---------- Recorded data ----------

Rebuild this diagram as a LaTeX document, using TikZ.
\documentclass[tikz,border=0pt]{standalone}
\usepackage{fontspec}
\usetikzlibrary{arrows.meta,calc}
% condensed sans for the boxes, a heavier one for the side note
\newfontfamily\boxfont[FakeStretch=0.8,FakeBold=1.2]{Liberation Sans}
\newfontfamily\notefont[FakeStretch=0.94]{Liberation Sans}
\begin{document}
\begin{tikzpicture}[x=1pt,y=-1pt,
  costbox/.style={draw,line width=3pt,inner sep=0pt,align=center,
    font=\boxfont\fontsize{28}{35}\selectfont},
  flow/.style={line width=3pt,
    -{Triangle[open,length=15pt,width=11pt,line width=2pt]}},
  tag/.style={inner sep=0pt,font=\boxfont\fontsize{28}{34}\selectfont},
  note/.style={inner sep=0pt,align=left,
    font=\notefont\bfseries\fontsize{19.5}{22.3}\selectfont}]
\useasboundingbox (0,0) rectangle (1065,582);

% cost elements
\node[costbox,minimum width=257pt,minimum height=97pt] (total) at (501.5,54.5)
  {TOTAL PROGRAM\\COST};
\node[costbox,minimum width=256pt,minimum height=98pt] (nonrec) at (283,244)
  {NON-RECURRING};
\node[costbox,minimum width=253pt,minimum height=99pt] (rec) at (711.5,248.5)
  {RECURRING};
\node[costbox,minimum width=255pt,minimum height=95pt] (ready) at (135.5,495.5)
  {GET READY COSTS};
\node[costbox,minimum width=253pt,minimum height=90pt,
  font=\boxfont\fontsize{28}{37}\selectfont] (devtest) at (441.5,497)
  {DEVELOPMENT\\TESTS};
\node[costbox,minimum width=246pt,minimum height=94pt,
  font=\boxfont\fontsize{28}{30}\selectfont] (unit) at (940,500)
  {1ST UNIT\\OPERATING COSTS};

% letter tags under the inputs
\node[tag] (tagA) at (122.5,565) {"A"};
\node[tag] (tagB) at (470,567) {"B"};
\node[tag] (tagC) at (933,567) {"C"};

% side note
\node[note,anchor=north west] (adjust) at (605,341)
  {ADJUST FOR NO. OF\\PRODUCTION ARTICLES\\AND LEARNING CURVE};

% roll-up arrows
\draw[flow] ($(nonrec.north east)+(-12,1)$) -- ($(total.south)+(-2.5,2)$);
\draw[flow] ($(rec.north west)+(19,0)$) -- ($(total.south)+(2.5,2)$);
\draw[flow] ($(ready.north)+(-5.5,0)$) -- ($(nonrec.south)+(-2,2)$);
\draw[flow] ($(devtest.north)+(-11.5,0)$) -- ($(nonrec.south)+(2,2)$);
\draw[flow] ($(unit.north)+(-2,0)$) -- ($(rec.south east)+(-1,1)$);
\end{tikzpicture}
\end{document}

----------
---------- Recorded data ----------

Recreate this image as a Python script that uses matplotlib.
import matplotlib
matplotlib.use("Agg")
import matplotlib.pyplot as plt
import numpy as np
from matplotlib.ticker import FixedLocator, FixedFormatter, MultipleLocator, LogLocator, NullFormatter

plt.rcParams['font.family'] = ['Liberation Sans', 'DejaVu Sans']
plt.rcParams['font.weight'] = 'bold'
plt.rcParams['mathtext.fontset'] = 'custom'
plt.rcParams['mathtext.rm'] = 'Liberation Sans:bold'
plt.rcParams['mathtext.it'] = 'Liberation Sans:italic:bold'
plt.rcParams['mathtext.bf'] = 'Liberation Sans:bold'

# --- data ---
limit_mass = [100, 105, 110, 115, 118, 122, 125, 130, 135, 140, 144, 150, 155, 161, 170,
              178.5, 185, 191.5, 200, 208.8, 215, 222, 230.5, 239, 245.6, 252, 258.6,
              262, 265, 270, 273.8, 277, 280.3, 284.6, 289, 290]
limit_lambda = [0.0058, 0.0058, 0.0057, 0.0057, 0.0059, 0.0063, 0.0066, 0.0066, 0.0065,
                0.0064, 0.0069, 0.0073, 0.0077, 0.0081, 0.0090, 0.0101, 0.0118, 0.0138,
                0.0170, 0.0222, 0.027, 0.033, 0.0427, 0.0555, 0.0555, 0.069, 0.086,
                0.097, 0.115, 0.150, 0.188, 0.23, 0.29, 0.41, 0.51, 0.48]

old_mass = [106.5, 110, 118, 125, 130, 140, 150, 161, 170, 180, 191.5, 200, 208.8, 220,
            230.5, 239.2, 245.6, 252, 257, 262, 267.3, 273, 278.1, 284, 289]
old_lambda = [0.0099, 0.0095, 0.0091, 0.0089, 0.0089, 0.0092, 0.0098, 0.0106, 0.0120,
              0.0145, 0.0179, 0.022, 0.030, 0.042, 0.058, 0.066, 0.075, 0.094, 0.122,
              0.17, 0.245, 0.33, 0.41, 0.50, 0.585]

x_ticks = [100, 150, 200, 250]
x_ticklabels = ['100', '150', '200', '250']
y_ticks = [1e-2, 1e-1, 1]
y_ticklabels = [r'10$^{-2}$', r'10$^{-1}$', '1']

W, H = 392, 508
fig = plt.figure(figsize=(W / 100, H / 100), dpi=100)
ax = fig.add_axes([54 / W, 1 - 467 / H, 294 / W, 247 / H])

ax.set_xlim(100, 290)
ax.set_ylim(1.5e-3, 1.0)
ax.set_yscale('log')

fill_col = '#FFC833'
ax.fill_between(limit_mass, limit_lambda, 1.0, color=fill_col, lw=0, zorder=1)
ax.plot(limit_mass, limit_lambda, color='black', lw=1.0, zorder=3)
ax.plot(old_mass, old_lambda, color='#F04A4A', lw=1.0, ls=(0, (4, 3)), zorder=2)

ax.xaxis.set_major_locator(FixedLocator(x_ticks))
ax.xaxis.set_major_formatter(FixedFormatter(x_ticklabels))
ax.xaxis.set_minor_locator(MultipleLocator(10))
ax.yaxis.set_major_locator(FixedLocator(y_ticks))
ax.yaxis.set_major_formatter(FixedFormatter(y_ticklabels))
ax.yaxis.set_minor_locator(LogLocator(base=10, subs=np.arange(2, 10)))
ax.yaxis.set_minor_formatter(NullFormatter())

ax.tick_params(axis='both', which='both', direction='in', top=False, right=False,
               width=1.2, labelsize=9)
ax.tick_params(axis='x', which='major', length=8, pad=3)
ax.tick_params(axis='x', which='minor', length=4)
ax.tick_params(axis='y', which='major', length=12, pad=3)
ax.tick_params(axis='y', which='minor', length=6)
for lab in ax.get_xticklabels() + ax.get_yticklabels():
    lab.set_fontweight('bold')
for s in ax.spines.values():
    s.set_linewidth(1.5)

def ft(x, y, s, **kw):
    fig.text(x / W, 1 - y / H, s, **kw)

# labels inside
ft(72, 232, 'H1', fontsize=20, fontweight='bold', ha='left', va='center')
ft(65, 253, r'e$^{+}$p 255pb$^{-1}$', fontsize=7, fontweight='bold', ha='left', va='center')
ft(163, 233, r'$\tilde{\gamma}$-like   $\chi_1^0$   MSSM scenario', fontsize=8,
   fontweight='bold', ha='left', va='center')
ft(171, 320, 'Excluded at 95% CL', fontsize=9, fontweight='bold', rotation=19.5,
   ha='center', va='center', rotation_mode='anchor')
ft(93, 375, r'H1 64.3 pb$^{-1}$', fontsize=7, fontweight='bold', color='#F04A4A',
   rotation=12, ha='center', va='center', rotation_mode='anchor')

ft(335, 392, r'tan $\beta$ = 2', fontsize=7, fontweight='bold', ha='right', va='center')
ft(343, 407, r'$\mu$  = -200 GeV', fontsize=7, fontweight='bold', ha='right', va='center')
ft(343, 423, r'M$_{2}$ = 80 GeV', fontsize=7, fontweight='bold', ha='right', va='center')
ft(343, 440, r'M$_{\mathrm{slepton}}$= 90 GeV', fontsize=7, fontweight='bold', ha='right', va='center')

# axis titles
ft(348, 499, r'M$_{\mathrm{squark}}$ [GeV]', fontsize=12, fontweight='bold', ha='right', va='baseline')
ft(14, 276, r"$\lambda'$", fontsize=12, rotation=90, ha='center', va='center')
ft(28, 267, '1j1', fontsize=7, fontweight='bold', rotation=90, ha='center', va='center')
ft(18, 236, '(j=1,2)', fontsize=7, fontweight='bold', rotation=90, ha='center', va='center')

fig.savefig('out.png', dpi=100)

----------

_Requirement_.
How many of the listing's lines contain "matplotlib"? Respond with a single number and nothing else.

_Result for this task_.
5